Located in the Norwegian Sea 120 kilometres north of Kristiansund and at a water depth of 320 metres, the Fenja field is on track to be producing first oil by the fourth quarter of 2021. It will be a subsea development tied-back to the Njord-A platform. Operated by Neptune at 30%, licence partners are Vår Energi (45%), Suncor Energy (17.5%) and DNO Norge (7.5%)
Neptune is currently drilling well 6406/12-G-1-H, which will act as a pilot for the location of Fenja’s production and injection wells and will support the appraisal of the Bue discovery. Let’s take a closer look at the geology around the Fenja field to put the development in a geological perspective.
The Fenja field consists of two accumulations that have been drilled by three wells so far. Pil is the most important discovery, in Upper Jurassic Melke Formation sandstones, and was tested by two wells (6406/12-3S and 6406/12-3B). The Bue oil accumulation, in the slightly younger Rogn sandstone, was proven by one well (6406/12-3A).
The Fenja field is situated at the southern limit of the Halten Terrace, which is a series of Triassic and Jurassic tilted fault blocks. To the east lies the Frøya High, which is a N-S trending, fault bounded, granite cored basement horst block. The fault separating the Halten Terrace and the Frøya High is the Vingleia fault zone. The western limit of the Halten Terrace is marked by the N-S-striking Klakk Fault Complex.
In Late Jurassic times, the Halten Terrace experienced episodes of active extensional fault movement along the Vingleia fault zone, which resulted in coarse grained sediment supply from the stable Frøya High into the basin. These proximal alluvial fan sandstones have a thickness of hundreds of metres (see wells diagram).
The hydrocarbons trapped in the Pil discovery sit in the topmost part of these proximal sandstones and conglomerates. It can therefore be concluded that the volume of hydrocarbons in the Pil closure depends very much on the depth of the spill point and probably less on the N/G of the pay zone. In contrast, the Bue discovery in the thin Rogn sandstone depends much more on the thickness of the reservoir.
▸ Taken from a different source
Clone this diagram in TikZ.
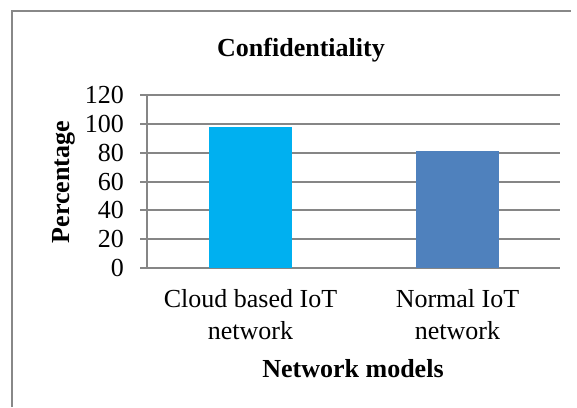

It is therefore likely that one of the key factors the current well is appraising is the thickness of the Rogn sandstone in another part of the mapped Bue closure.
Not only the vertical distribution of sand is important in Fenja, the lateral extent of the sands is a key factor too. In that light, Gavin Elliott and co-workers published an interesting article in Basin Research in 2015 in which they describe the depositional and tectonic history of the Halten Terrace in the Fenja area in great detail.
The cross-section above is a modified version of their figure 8. The location of this section is shown on the map above (red line) and runs just north of the Fenja field, which was being drilled at the time the researchers performed their analysis. This section illustrates nicely how restricted the lateral extent of the alluvial sands shed off the Frøya High is. It may well be that within a couple of kilometres north of Fenja the conglomerates of the Melke Formation have transitioned into much finer-grained rocks.
In that light, the description of the Melke Formation in well 12-3A, the most “distal” of the three drilled on Fenja, may already provide a hint towards the northwards shaling out of the formation. It is described as a heterolithic package on the NPD website, which suggests that there are more intercalated fines than in the Melke Formation in the other more southerly positioned wells.
So, despite the apparent abundance of sandstones, the Fenja development is still very much focused on how these sands are distributed in the immediate vicinity of the wells. It’s exciting to see how the development takes shape in the light of the wells currently being drilled.
Full reference cited article:
Elliott, G.M., Jackson, C.A-L., Gawthorpe, R.L., Wilson, P., Sharp, I.R. & Michelsen, L., 2015. Late syn-rift tectono-stratigraphic evolution of Vingleia Fault Complex, Halten Terrace, offshore Mid-Norway; a test of rift-basin tectono-stratigraphic models. Basin Research, DOI: 10.1111/bre.12158.